I have pondered cooking sweet potatoes til tender and smash a bit…add to the mixture..then dotting marshmellows in or on top..I might try it one time..Then I would have to add chopped pecans too..then dot with butter…Lawdy, the calories…
Thanks Tipper,
I have made it with Splenda & also the stevia sweetener. It works & is pretty good–half sweetener & half sugar works better.
That sure sounds good. I wonder…is there some way to set up an automatic “notification” when YOU try these recipes? That way I would be sure not to fix the things I don’t like! I’ll write this down just in case that won’t work,lol! Thanks!
I woke up hungry this morning. Some of this would have been wonderful with my coffee.
Can you do anything to a peach that would make it taste bad? But this recipe looks like it would show peaches to their best advantage—-I’m heatin’ the oven now.
Tipper,
Peach is my favorite cobler and
I wrote this receipe down also.
When I make an apple pie, I just
got to have that scoop of vanilla
ice cream. There’s just something
about hot and cold together for
the moment. Thanks for the receipe…Ken
I’ve made Granny’s recipe so many times I’ve lost count. One of the best I remember was when I had a few peaches and blackberries mixed together. I got rave reviews on that one. I’m practicing making my crust by rolling it out and putting it on the bottom and top. But Granny’s Recipe is definitely the one I use the most. Anybody ever make one using Splenda?
We love peach cobbler! Will give this recipe a try, sounds so easy an delicious.
Ed – real butter is always better, isn’t it?
I could almost taste it..Thanks for the recipe.
A long time ago I found this same “easy fruit or berry cobbler” recipe which could be remembered by 1 of each ingredient:
Batter:
1 stick margarine, melted
1 cup sugar
1 cup self-rising flouw
1 cup milk.
Stir all together and pour over one quart of canned fruit (or fresh fruit to which 1 cup of water had been added).

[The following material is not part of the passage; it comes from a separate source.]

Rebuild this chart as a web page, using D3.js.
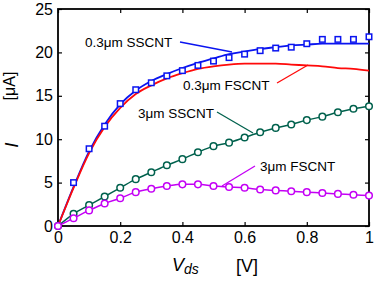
<!DOCTYPE html>
<html>
<head>
<meta charset="utf-8">
<script src="https://cdn.jsdelivr.net/npm/d3@7"></script>
<style>
  body { margin: 0; background: #fff; }
  svg { display: block; font-family: Arial, "Liberation Sans", sans-serif; }
</style>
</head>
<body>
<svg id="chart" width="374" height="295"></svg>
<script>
// drain voltage grid (V)
const vds = [0, 0.05, 0.1, 0.15, 0.2, 0.25, 0.3, 0.35, 0.4, 0.45, 0.5,
             0.55, 0.6, 0.65, 0.7, 0.75, 0.8, 0.85, 0.9, 0.95, 1.0];

// 0.3um SSCNT measured points (squares, no point at 0)
const ssShortPts = [null, 5.0, 8.9, 11.5, 14.1, 15.7, 16.5, 17.3, 17.9, 18.5, 19.0,
                    19.4, 19.8, 20.2, 20.5, 20.6, 21.0, 21.5, 21.5, 21.5, 21.8];
// 0.3um SSCNT curve
const ssShortFit = [0, 4.5, 8.6, 11.7, 14.0, 15.6, 16.7, 17.5, 18.2, 18.8, 19.3,
                    19.8, 20.1, 20.4, 20.6, 20.8, 20.9, 21.0, 21.0, 21.0, 21.0];
// 0.3um FSCNT curve
const fsShort = [0, 4.4, 8.4, 11.4, 13.6, 15.2, 16.2, 17.0, 17.6, 18.1, 18.4,
                 18.6, 18.7, 18.7, 18.7, 18.6, 18.5, 18.4, 18.2, 18.1, 17.9];
// 3um SSCNT
const ssLong = [0, 1.4, 2.4, 3.4, 4.4, 5.4, 6.2, 7.0, 7.7, 8.5, 9.2,
                9.6, 10.2, 10.8, 11.3, 11.7, 12.2, 12.6, 13.1, 13.5, 13.8];
// 3um FSCNT
const fsLong = [0, 0.9, 1.8, 2.6, 3.2, 3.9, 4.3, 4.6, 4.8, 4.8, 4.6,
                4.5, 4.4, 4.2, 4.1, 4.0, 3.9, 3.8, 3.7, 3.6, 3.5];

const xTicks = [0, 0.2, 0.4, 0.6, 0.8, 1];
const yTicks = [0, 5, 10, 15, 20, 25];

const margin = {top: 9, left: 58};
const width = 311, height = 217;

const svg = d3.select("#chart");
const g = svg.append("g").attr("transform", `translate(${margin.left},${margin.top})`);

const x = d3.scaleLinear().domain([0, 1]).range([0, width]);
const y = d3.scaleLinear().domain([0, 25]).range([height, 0]);

// inward ticks on all four sides
const tickLen = 4;
g.append("g").attr("transform", `translate(0,${height})`)
  .call(d3.axisBottom(x).tickValues(xTicks).tickSizeInner(-tickLen).tickSizeOuter(0)
        .tickPadding(6).tickFormat(d3.format("")));
g.append("g").attr("transform", `translate(0,0)`)
  .call(d3.axisTop(x).tickValues(xTicks).tickSizeInner(-tickLen).tickSizeOuter(0).tickFormat(""));
g.append("g")
  .call(d3.axisLeft(y).tickValues(yTicks).tickSizeInner(-tickLen).tickSizeOuter(0).tickPadding(5));
g.append("g").attr("transform", `translate(${width},0)`)
  .call(d3.axisRight(y).tickValues(yTicks).tickSizeInner(-tickLen).tickSizeOuter(0).tickFormat(""));

g.selectAll(".domain").remove();
g.selectAll(".tick line").attr("stroke", "#000").attr("stroke-width", 1.2);
g.selectAll(".tick text").attr("font-size", 16).attr("fill", "#000")
  .attr("font-family", "Arial, 'Liberation Sans', sans-serif");

g.append("rect").attr("width", width).attr("height", height)
  .attr("fill", "none").attr("stroke", "#000").attr("stroke-width", 1.8);

const line = d3.line().x((d, i) => x(vds[i])).y(d => y(d)).curve(d3.curveMonotoneX);

const blue = "#0a14f0", red = "#ff0a0a", green = "#00614d", purple = "#c400f5";

// curves
g.append("path").datum(ssShortFit).attr("d", line)
  .attr("fill", "none").attr("stroke", blue).attr("stroke-width", 1.8);
g.append("path").datum(fsShort).attr("d", line)
  .attr("fill", "none").attr("stroke", red).attr("stroke-width", 1.8);
g.append("path").datum(ssLong).attr("d", line)
  .attr("fill", "none").attr("stroke", green).attr("stroke-width", 1.5);
g.append("path").datum(fsLong).attr("d", line)
  .attr("fill", "none").attr("stroke", purple).attr("stroke-width", 1.5);

// markers
const sq = 5.5;
g.selectAll("rect.sq").data(ssShortPts.map((v, i) => [vds[i], v]).filter(d => d[1] !== null))
  .join("rect").attr("class", "sq")
  .attr("x", d => x(d[0]) - sq / 2).attr("y", d => y(d[1]) - sq / 2)
  .attr("width", sq).attr("height", sq)
  .attr("fill", "#fff").attr("stroke", blue).attr("stroke-width", 1.5);

[[ssLong, green], [fsLong, purple]].forEach(([vals, col]) => {
  g.selectAll(null).data(vals).join("circle")
    .attr("cx", (d, i) => x(vds[i])).attr("cy", d => y(d)).attr("r", 3.3)
    .attr("fill", "#fff").attr("stroke", col).attr("stroke-width", 1.5);
});

// labels with callouts (svg coords)
const labels = [
  {text: "0.3\u03bcm SSCNT", tx: 85, ty: 47, col: blue, l: [180, 42, 232, 52]},
  {text: "0.3\u03bcm FSCNT", tx: 183, ty: 90, col: red, l: [277, 83, 308, 65]},
  {text: "3\u03bcm SSCNT", tx: 138, ty: 118, col: green, l: [217, 112, 253, 133]},
  {text: "3\u03bcm FSCNT", tx: 260, ty: 171, col: purple, l: [255, 166, 222, 186]}
];
labels.forEach(d => {
  svg.append("line").attr("x1", d.l[0]).attr("y1", d.l[1]).attr("x2", d.l[2]).attr("y2", d.l[3])
    .attr("stroke", d.col).attr("stroke-width", 1.3);
  svg.append("text").attr("x", d.tx).attr("y", d.ty).attr("font-size", 13.5)
    .attr("fill", "#000").text(d.text);
});

// axis titles
svg.append("text").attr("transform", "translate(18,145) rotate(-90)")
  .attr("text-anchor", "middle").attr("font-size", 19).attr("font-style", "italic").text("I");
svg.append("text").attr("transform", "translate(15,86) rotate(-90)")
  .attr("text-anchor", "middle").attr("font-size", 16).text("[\u03bcA]");

const xl = svg.append("text").attr("x", 172).attr("y", 271).attr("font-size", 18);
xl.append("tspan").attr("font-style", "italic").text("V");
xl.append("tspan").attr("font-style", "italic").attr("font-size", 14).attr("dy", 3).text("ds");
svg.append("text").attr("x", 236).attr("y", 272).attr("font-size", 18).text("[V]");
</script>
</body>
</html>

Bake for 1 hour in preheated 350 degree oven.
Delicious, quick, and easily-remembered when the cook is in a rush for a good dessert!
HMmmmmmmm! I am starving for peach cobbler now!!!

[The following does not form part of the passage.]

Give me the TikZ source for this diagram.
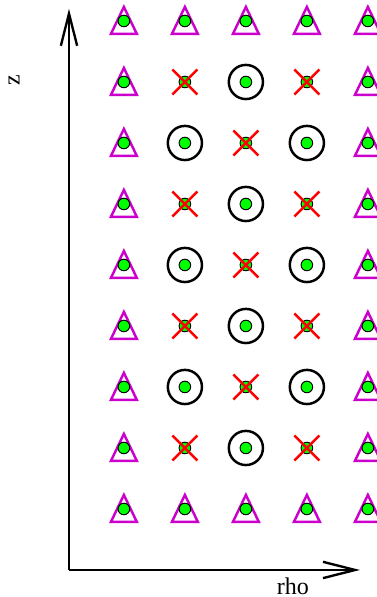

One of my favorite is blackberry cobbler!
Love it! I wrote about peach cobbler this week too.
My niece was here, she made it from our ‘granny recipe’.
Ours is layered with a pie type crust, Niece Aisha dubbed it ‘peach lasagna’!

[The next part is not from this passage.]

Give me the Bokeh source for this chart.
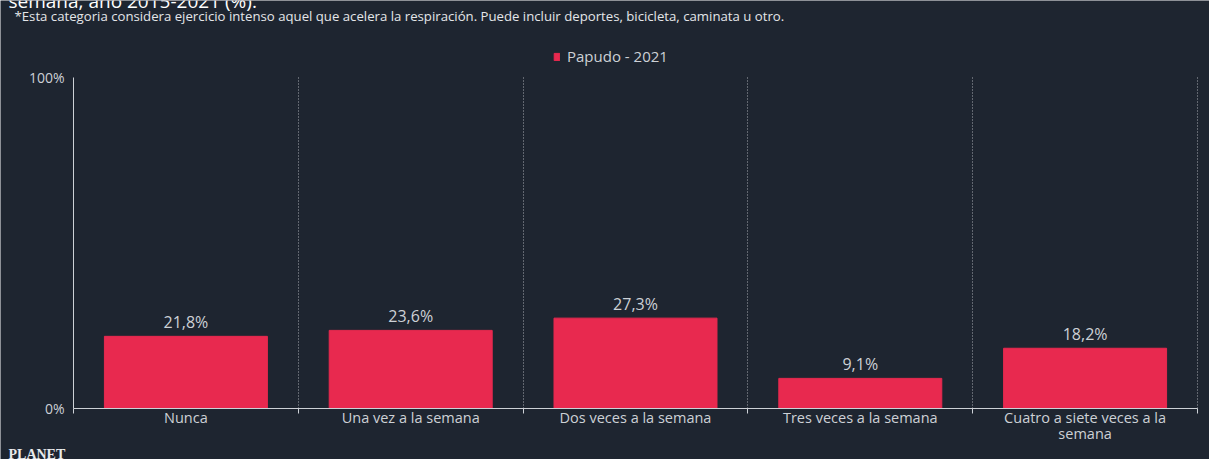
from bokeh.plotting import figure
from bokeh.models import (ColumnDataSource, FixedTicker, Label, Legend, LegendItem, Range1d)
from bokeh.core.properties import value
from bokeh.embed import file_html
from bokeh.resources import INLINE

categories = ["Nunca", "Una vez a la semana", "Dos veces a la semana",
              "Tres veces a la semana", "Cuatro a siete veces a la\nsemana"]
values = [21.8, 23.6, 27.3, 9.1, 18.2]
value_labels = ["21,8%", "23,6%", "27,3%", "9,1%", "18,2%"]
series_name = "Papudo - 2021"
y_ticks = [0, 100]
y_tick_labels = ["0%", "100%"]
title_text = "semana, año 2015-2021 (%)."
subtitle_text = ("*Esta categoria considera ejercicio intenso aquel que acelera la respiración. "
                 "Puede incluir deportes, bicicleta, caminata u otro.")
footer_text = "PLANET"

BG = "#1e2530"
BAR = "#e8294f"
TXT = "#cdd1d6"
FONT = "Open Sans"
W, H = 1209, 459

# pixel layout of the chart area (canvas pixels)
AX_L, AX_R, AX_T, AX_B = 73, 1197, 77, 408
n = len(categories)
ppx = (AX_R - AX_L) / n          # pixels per category
ppy = (AX_B - AX_T) / 100.0      # pixels per percent
def dx(px):
    return -0.5 + (px - AX_L) / ppx
def dy(py):
    return (AX_B - py) / ppy

xs = list(range(n))
src = ColumnDataSource(dict(x=xs, top=values, lab=value_labels))

p = figure(width=W, height=H, output_backend="svg", toolbar_location=None,
           x_range=Range1d(dx(0), dx(W)), y_range=Range1d(dy(H), dy(0)),
           min_border=0)
p.background_fill_color = BG
p.border_fill_color = BG
p.outline_line_color = None

r = p.vbar(x="x", top="top", width=0.725, source=src, color=BAR)
p.text(x="x", y="top", text="lab", source=src, text_align="center",
       text_baseline="bottom", y_offset=-3, text_color=TXT,
       text_font=value(FONT), text_font_size="16px")

# x axis (drawn at 0 %)
xa = p.xaxis[0]
xa.fixed_location = 0
xa.bounds = (-0.5, n - 0.5)
xa.ticker = FixedTicker(ticks=xs, minor_ticks=[i + 0.5 for i in range(-1, n)])
xa.major_label_overrides = {i: c for i, c in enumerate(categories)}
xa.major_tick_line_color = None
xa.major_tick_in = 0
xa.major_tick_out = 0
xa.minor_tick_line_color = TXT
xa.minor_tick_in = 0
xa.minor_tick_out = 5
xa.axis_line_color = TXT
xa.major_label_text_color = TXT
xa.major_label_text_font = FONT
xa.major_label_text_font_size = "14.5px"
xa.major_label_text_line_height = 0.85
xa.major_label_standoff = -6

# y axis (drawn at left edge of the categories)
ya = p.yaxis[0]
ya.fixed_location = -0.5
ya.bounds = (0, 100)
ya.ticker = FixedTicker(ticks=y_ticks)
ya.major_label_overrides = {t: l for t, l in zip(y_ticks, y_tick_labels)}
ya.major_tick_line_color = None
ya.major_tick_in = 0
ya.major_tick_out = 0
ya.minor_tick_line_color = None
ya.axis_line_color = TXT
ya.major_label_text_color = TXT
ya.major_label_text_font = FONT
ya.major_label_text_font_size = "14px"
ya.major_label_standoff = 9

p.ygrid.grid_line_color = None
p.xgrid.ticker = FixedTicker(ticks=[i + 0.5 for i in range(n)])
p.xgrid.cross_bounds = (0, 100)
p.xgrid.grid_line_color = "#c8ccd2"
p.xgrid.grid_line_dash = "1 2"
p.xgrid.grid_line_alpha = 0.8

legend = Legend(items=[LegendItem(label=series_name, renderers=[r])],
                location=(553, H - 66), orientation="horizontal",
                background_fill_alpha=0, border_line_color=None,
                label_text_color=TXT, label_text_font=FONT, label_text_font_size="15px",
                glyph_width=7, glyph_height=9, padding=0, margin=0, label_standoff=7)
p.add_layout(legend, "center")

p.add_layout(Label(x=dx(8), y=dy(0), text=title_text, text_color="#ffffff",
                   text_font=FONT, text_font_size="19px", text_baseline="alphabetic"))
p.add_layout(Label(x=dx(14), y=dy(15), text=subtitle_text, text_color="#e4e6e9",
                   text_font=FONT, text_font_size="13.2px", text_baseline="middle"))
p.add_layout(Label(x=dx(8), y=dy(446), text=footer_text, text_color="#e8eaec",
                   text_font="Liberation Serif", text_font_size="14px",
                   text_font_style="bold", text_baseline="top"))

open("out.html", "w").write(file_html(p, INLINE))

It was great alone and with ice cream too.
Shame on me! Thanks so much to Granny too!
Thanks Tipper! Another great BP recipe to add to our box!
Oh, YUMMMM! Our Michigan peach crop took a huge hit this year (as did apples and cherries), but there are still a few to be found. I’m going to have to get some and try this out!
That recipe is like the one I call Lazy Man Cobbler. I use self-rising flour and never cook the canned peaches. It doesn’t look like you used the syrup as I do. Maybe I will have to tweak the recipe so mine will look as good as yours.
Peach cobbler is one of my favorite things and yours looks really good. I make mine a little differently – I put about a cup of sugar over my sliced fresh peaches, let it set while I make my batter. They cook up nicely while the cobbler bakes and it saves a little time.
Thank you Tipper, this looks exactly like the cobbler my Nanny would make. I remember helping her and really remember the don’t stir, LOL.. My Pop got his love of cooking from his mamma (my Nanny) he passed this love to my brother and I. Both of my sons love to cook, can’t wait to send them this recipe!! (they know your blog, but both work such long hours, hard for them to read very often)
I have baked Granny’s cobbler the lazy way. Granny’s makes a much better presentation and no doubt is more tasty. By keeping a supply of canned fruit pie fillings on hand, I can whip up a cobbler in no time in the Winter. I use 1 cup self- rising flour, 1 cup milk, and 1 cup sugar. This is indeed a very old recipe dating back to my Grandmother’s time.
Yummmmm! Love peach cobbler more than all cobblers combined.
Question: When you say butter do you mean butter? Like from a cow’s utter butter? Or could one use the other stuff that’s made to look like butter and claimed to taste like butter but is made in a factory from who knows what? And costs just as much or more? And can sit out on the kitchen counter for days and not draw insects?
My wife used to make something like that. The batter would rise up and over the fruit and make a crust on top. I forget what she called it. I didn’t eat it much because she used the plastic stuff in place of butter. She didn’t like the thought of where butter comes from. She don’t cook much anymore.
Idea: I’ll bet you could spread Parkay on your wood siding to keep the bumblebees from boring holes in it.
Thanks for the recipe Tipper. Perfect is the right word for peach cobbler. When I was a child, Mary Louise used to make a cobbler for Friday night supper every week. She also could make the best fried chicken to date. I surely do miss her. đŸ™‚
This was an easy-to-make a cobbler when I was growing up. We used the same proportions, though, except for the butter. A cup of everything or if making a larger one – 1 1/2 cups or 2 cups of everything. Yum!
Yum! Looks super simple : )
Yes, that’s a wonderful, but easy, cobbler. I used to make it a very long time ago but then I forgot all about it until this very day.
I got the recipe from one of my aunts.
I’m gonna write this one down so I’ll not forget it again.
Tipper, some of those old recipes are the very best!
I’ve baked cobblers like this forever. They are easy and soooo good. Wish i had some of it now to go with this coffee.
Oh, man.
I’m going to the fruit stand and getting peaches today!